Many education experts and gurus are touting the benefits of teaching students more non-linear thinking strategies. Methods include project-based learning, student-initiated learning, inquiry-based lessons, Hour of Code, and Genius Hour.
One lesson is to have students practice their inductive reasoning skills. I always confuse inductive with deductive.
- Inductive is when students are given a set of premises and must draw a conclusion.
- Deductive is when a conclusion or claim is given and students think of different scenarios or premises that fit that claim.
One such activity is to have students work through a set of players’ actions for a game (card game, board game, etc.). Students can work individually, in pairs, or in groups, and they must come up with a list of rules for the game based on the players’ actions.
I tried this with my English 3 Honors students, and they were very resistant at first. I divided them into two groups (I have small classes) and told them to come up with the list of rules for the game. Each group was given a different game, so they couldn’t “cheat” by overhearing the other group. On a separate sheet, they had to write down the rules of the game. I gave them no other limitations. They could have as many or as few rules as they wanted. The hardest part for me with this activity is NOT answering all of their questions.
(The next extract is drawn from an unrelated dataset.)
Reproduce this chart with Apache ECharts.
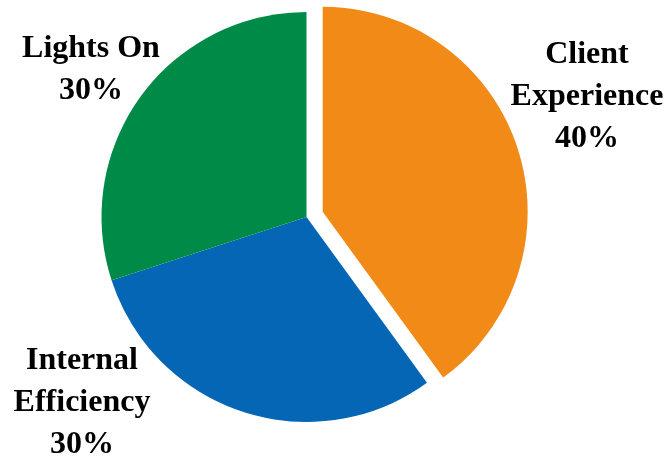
<!DOCTYPE html>
<html>
<head>
<meta charset="utf-8">
<script src="https://cdn.jsdelivr.net/npm/echarts@6/dist/echarts.min.js"></script>
<style>
  html, body { margin: 0; padding: 0; background: #fff; }
  #chart { width: 668px; height: 460px; }
</style>
</head>
<body>
<div id="chart"></div>
<script>
const categories = ['Client Experience', 'Internal Efficiency', 'Lights On']
const labelText = ['Client\nExperience', 'Internal\nEfficiency', 'Lights On']
const shares = [40, 30, 30]
const colors = ['#F28A17', '#0466B5', '#008A48']
const exploded = 'Client Experience'

// where Excel put each label (centre of the text block)
const labelSpots = [[587, 97], [82, 403], [91, 70]]

const CX = 306.5
const CY = 217
const R = 205
const PULL = 17

// push the exploded slice out along its middle angle
const total = shares.reduce((a, b) => a + b, 0)
const idx = categories.indexOf(exploded)
const before = shares.slice(0, idx).reduce((a, b) => a + b, 0)
const mid = (before + shares[idx] / 2) / total * Math.PI * 2
const pullX = Math.sin(mid) * PULL
const pullY = -Math.cos(mid) * PULL

const chart = echarts.init(document.getElementById('chart'), null, { renderer: 'canvas' })

const baseSeries = {
  type: 'pie',
  radius: R,
  startAngle: 90,
  clockwise: true,
  avoidLabelOverlap: false,
  emphasis: { disabled: true },
  labelLine: { show: false }
}

chart.setOption({
  animation: false,
  series: [
    Object.assign({}, baseSeries, {
      center: [CX, CY],
      label: {
        show: true,
        position: 'outside',
        overflow: 'none',
        fontFamily: 'Liberation Serif',
        fontWeight: 'bold',
        fontSize: 32,
        lineHeight: 42,
        color: '#000',
        formatter: p => labelText[p.dataIndex] + '\n' + p.value + '%'
      },
      labelLayout: p => ({
        x: labelSpots[p.dataIndex][0],
        y: labelSpots[p.dataIndex][1],
        align: 'center',
        verticalAlign: 'middle'
      }),
      data: categories.map((name, i) => ({
        name: name,
        value: shares[i],
        itemStyle: { color: name === exploded ? 'rgba(0,0,0,0)' : colors[i] }
      }))
    }),
    Object.assign({}, baseSeries, {
      center: [CX + pullX, CY + pullY],
      label: { show: false },
      data: categories.map((name, i) => ({
        name: name,
        value: shares[i],
        itemStyle: { color: name === exploded ? colors[i] : 'rgba(0,0,0,0)' }
      }))
    })
  ]
})
</script>
</body>
</html>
I had to give them time to figure it out on their own. If they had a question that was not relevant or was not necessary to their completion of the task, I just redirected them to what the task was and said no more. They were initially frustrated, but they learned to depend on their own minds rather than on the teacher for answers.
An example sheet is provided here. The sheet has both scenarios on it for easy printing and it has the SC standards used for this particular lesson. The teacher’s sheet is available here; it includes the rules I came up with to guide myself when making up the players’ actions.
This lesson is easily adaptable to outdoor games, different age-level games, recipe instructions, etc. The best part is that students start thinking differently, stretching brain muscles they don’t use often, and are creatively and productively challenged.
Although they grumbled a bit about how “hard” the activity was, they realized they enjoyed the freedom and the liberty to think outside of the box, to think in ways that were natural to them without the fear of being “wrong.”
That was the hurdle my students appeared most hesitant to jump over. They were so afraid of getting their rules wrong, it stifled their ability to think. Lessons like these encourage them to trust their judgment, build confidence, and allows them to see that there are more than ways to think than the one often prescribed in schools.
To extend this activity, we did a short reflection on what we learned about our thinking and the different ways to approach a problem. Their reflections aligned to what my goals were– that they realize more about their own methods and strategies, that they accept being outside their comfort zone and find productive ways to work through a problem.